Even if you’re still waiting for final guidance, it’s worth putting a project structure into place. This might include identifying a programme lead, establishing a working group or sketching out a timeline of key milestones. A proactive approach can provide focus and accountability and help you to respond more quickly and efficiently when the rules are finalised.


Compliance preparation

While the PRA continues to finalise the details, insurers are expected to begin their preparations. Early compliance planning will be key to staying ahead of regulatory updates and understanding what might need to change internally.

Key questions to ask:

  • Are we closely monitoring PRA updates and industry consultations?
  • Have we got a roadmap for implementing the required changes, including timelines and accountability?
  • Have we mapped out the likely changes to reporting and compliance requirements?
  • Are we proactively engaging with the regulator on areas of uncertainty?
  • Are we confident that our current processes will be flexible enough to adapt?
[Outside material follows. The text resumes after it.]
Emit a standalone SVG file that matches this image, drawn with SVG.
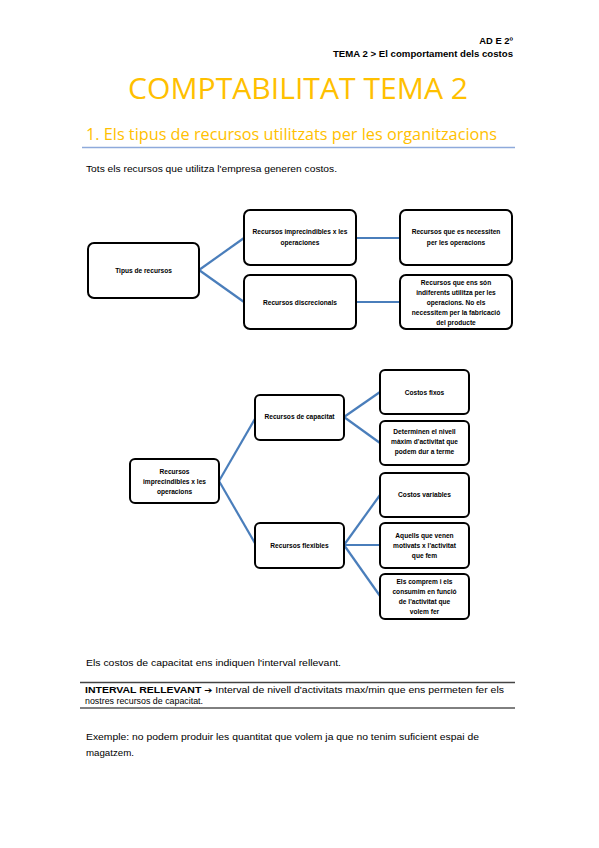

Being proactive doesn’t mean that you’re overcommitting before the rules are finalised, it simply means that you’re informed and are ready to respond.


Readiness assessment

Solvency UK is more than just a regulatory update, it’s about making sure that insurers and long-term savings institutions have the clarity, control and capability to operate confidently in a changing environment. Taking a structured approach to self-assessment can help organisations to prioritise actions and avoid last-minute surprises. 

Creating a structured assessment of your Solvency UK readiness can help to turn an abstract challenge into a concrete action plan. While each organisation’s priorities and timelines may differ, the fundamentals remain the same – clarity of data, agility in modelling, integrated planning and proactive compliance. 

You don’t need a complex framework to begin with. A simple traffic-light system (red – needs urgent attention, amber – some gaps, green – on track) across each of the four areas we’ve mentioned can help you to visualise where you are at present and where to focus next. Sharing this assessment with key stakeholders, including board members, can also help to secure the necessary resources and focus. 

The most important thing, however, is to begin the conversation. Engage the right people, look at the data and consider the bigger picture. With the right planning, Solvency UK can become an opportunity to streamline operations and enhance your approach to risk, not just a regulatory hurdle to overcome.


Summary

For many insurers, Solvency UK represents a positive shift, provided that they’re prepared. By reviewing your readiness across data governance, capital modelling, operational planning and compliance preparation, you can create a clear action plan and ensure that your business is ready to adapt.